Pilling analiza también una serie de indicadores alternativos, desde el francamente cínico índice de felicidad propuesto por el Reino de Bután (esta minúscula teocracia feudal del sur de Asia trató de promoverlo con la intención de autoproclamarse el país más feliz del mundo) a otros más dignos de consideración, como el Índice de Progreso Real (IPR) propuesto por el gobernador de Maryland Martin O’Malley o el Índice de Desarrollo Humano (IDH), del que Pilling dice, con humor, que sirve sobre todo para medir “si tu país es o no lo bastante escandinavo”. La conclusión es que crear herramientas estadísticas que nos permitan cuantificar la realidad es tan necesario como útil, pero ninguna métrica puede pretender erigirse en religión revelada ni verdad suprema.

Victorias pírricas de la izquierda

Según Keith Koffler, periodista económico de Reuters, resulta evidente que los lenguajes políticos y económicos están “impregnados de ideología” y que el debate público es, en gran medida, “una guerra de las palabras”. Solo que, en su opinión, es la izquierda la que va ganando esa guerra: “Hace ya un siglo que se apropiaron de la noción de progreso, se refieren a sí mismos como progresistas, contra toda evidencia, y el supuestamente todopoderoso discurso neoliberal no ha conseguido ganarles esa batalla”, se indigna Koffler.

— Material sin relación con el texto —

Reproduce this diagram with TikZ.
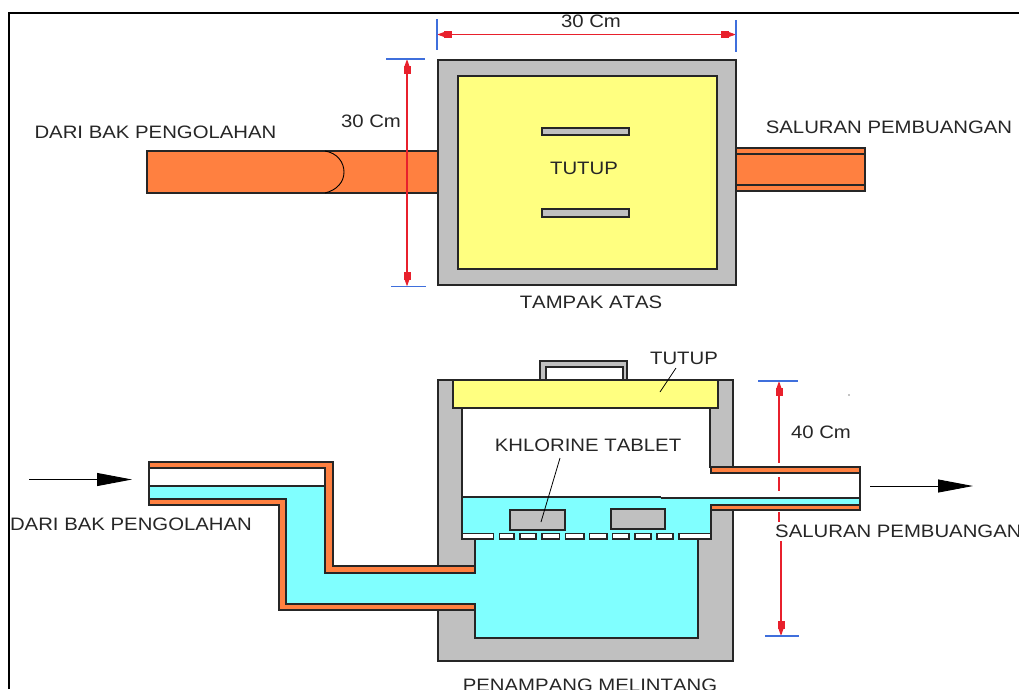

"Cuando la gente descubre qué quieren decir en realidad expresiones como 'globalización' y empieza a rechazarlas, los políticos desarrollan eufemismos nuevos”, asegura el analista económico Michael Hudson, autor de 'La burbuja y más allá'

Para este especialista, la capacidad de la izquierda para generar eufemismos interesados se resume en “haber conseguido que se acepte la expresión derechos reproductivos como sinónimo casi neutro de aborto”. En cambio, según el análisis de Koffler, “la expresión pueblo, que la izquierda ha monopolizado durante décadas como sinónimo de ‘gente que piensa como nosotros’ ya no les pertenece en exclusiva, porque la derecha populista la discute”.

Ralph Benko, analista económico de la revista Forbes, apunta que, “diga lo que diga la izquierda, no vivimos en sociedades orwellianas, no estamos sometidos a ningún Ministerio de La Verdad que nos manipula corrompiendo el lenguaje. Lo que ocurre es que las ideas compiten en las sociedades democráticas, y cada uno las defiende tratando de elegir las palabras más precisas y eficaces”.

Benko reconoce que, al menos en Estados Unidos, hay un cierto “predominio” de algunas de las expresiones y conceptos introducidos por el pensamiento economicista conservador, pero no lo atribuye a ninguna manipulación, sino, sencillamente “a que la gente tiende a aceptar esa manera de ver las cosas porque es más sensata y se ajusta más a la verdad”.

Para Michael Coren, articulista de iPolitics, el debate en torno a la supuesta falsedad del lenguaje tecnocrático neoliberal “sigue vigente, pero está empezando a quedarse obsoleto. La izquierda está dejando de combatir el ya clásico lenguaje conservador de la eficacia económica, está demasiado ocupada contrarrestando el mucho más agresivo lenguaje del moderno populismo de derechas”. Un nuevo enemigo que también, como la parte más beligerante de la izquierda intelectual, presume de no esconderse tras el lenguaje y llamar a las cosas “por su nombre”. Solo que esta vez se trata de un nombre muy distinto.